Recorded data

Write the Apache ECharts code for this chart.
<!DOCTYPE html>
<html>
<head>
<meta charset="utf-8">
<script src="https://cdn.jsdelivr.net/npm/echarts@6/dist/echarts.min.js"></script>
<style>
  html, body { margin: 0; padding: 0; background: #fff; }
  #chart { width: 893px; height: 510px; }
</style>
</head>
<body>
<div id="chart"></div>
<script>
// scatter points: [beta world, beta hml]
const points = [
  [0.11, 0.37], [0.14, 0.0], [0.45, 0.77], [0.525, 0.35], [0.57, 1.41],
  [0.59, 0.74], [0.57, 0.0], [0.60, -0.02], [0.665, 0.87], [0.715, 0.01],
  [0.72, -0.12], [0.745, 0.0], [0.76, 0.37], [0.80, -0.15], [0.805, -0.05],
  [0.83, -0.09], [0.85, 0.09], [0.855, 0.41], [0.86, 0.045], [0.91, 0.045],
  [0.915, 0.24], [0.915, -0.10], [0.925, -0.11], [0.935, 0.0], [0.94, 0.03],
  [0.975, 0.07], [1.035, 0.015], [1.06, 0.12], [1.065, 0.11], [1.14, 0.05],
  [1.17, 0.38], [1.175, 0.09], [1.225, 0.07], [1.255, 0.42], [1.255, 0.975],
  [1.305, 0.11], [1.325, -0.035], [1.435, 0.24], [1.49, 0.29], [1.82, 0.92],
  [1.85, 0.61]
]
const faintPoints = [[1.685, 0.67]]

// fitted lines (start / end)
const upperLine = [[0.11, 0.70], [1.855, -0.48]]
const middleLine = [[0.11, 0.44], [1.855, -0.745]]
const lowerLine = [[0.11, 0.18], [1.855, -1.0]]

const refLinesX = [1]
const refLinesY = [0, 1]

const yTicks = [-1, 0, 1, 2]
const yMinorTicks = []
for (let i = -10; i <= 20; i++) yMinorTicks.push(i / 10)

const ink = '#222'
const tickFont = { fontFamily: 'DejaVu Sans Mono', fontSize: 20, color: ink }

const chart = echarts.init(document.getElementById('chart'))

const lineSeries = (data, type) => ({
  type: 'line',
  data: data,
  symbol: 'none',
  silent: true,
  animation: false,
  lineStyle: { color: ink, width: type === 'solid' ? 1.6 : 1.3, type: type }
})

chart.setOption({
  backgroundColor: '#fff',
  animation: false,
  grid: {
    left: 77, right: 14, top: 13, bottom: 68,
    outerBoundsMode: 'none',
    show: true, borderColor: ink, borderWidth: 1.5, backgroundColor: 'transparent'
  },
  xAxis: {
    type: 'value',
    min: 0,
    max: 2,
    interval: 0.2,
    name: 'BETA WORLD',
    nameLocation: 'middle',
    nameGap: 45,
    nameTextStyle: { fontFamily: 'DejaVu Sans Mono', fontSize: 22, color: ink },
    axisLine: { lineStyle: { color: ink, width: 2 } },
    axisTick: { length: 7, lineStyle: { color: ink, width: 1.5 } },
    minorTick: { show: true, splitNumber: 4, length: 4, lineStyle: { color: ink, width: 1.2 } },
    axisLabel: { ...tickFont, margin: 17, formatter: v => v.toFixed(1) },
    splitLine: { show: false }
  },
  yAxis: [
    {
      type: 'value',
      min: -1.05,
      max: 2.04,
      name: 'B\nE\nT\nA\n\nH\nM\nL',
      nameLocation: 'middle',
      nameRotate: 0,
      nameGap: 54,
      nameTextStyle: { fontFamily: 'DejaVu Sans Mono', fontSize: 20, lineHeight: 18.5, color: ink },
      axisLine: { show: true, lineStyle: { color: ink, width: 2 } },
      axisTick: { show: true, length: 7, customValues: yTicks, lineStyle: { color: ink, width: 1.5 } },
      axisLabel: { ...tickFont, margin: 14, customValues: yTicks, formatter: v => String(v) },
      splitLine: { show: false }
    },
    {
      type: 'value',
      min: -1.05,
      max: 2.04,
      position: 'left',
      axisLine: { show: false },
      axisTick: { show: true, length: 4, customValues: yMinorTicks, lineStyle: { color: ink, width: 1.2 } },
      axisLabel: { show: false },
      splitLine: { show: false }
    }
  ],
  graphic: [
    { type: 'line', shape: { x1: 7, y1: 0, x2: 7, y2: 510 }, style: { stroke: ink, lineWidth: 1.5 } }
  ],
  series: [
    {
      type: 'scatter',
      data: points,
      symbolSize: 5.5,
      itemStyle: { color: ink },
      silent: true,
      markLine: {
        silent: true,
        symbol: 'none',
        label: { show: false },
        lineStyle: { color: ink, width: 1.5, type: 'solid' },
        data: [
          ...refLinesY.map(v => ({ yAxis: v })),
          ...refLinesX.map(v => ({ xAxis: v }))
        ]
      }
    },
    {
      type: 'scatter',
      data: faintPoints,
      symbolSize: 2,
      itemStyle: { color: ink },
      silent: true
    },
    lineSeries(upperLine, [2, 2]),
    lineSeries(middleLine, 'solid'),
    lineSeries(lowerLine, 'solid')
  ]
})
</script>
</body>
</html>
...
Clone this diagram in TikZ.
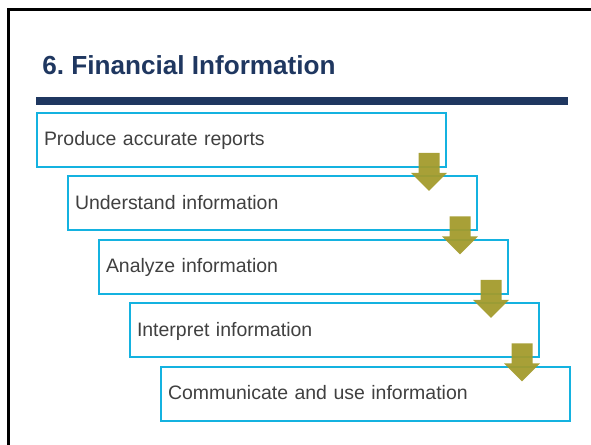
==
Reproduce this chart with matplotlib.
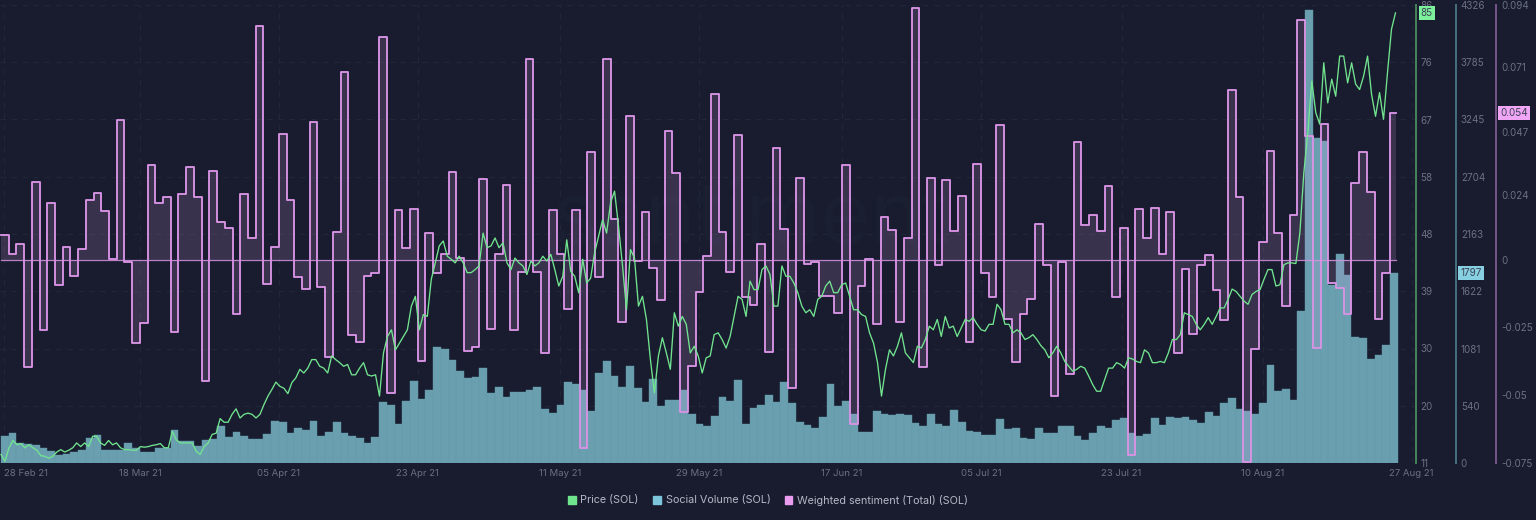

Aim
Filter the entries and copy out every line with the word "this".

Expected answer
Write the Apache ECharts code for this chart.
Clone this diagram in TikZ.
Reproduce this chart with matplotlib.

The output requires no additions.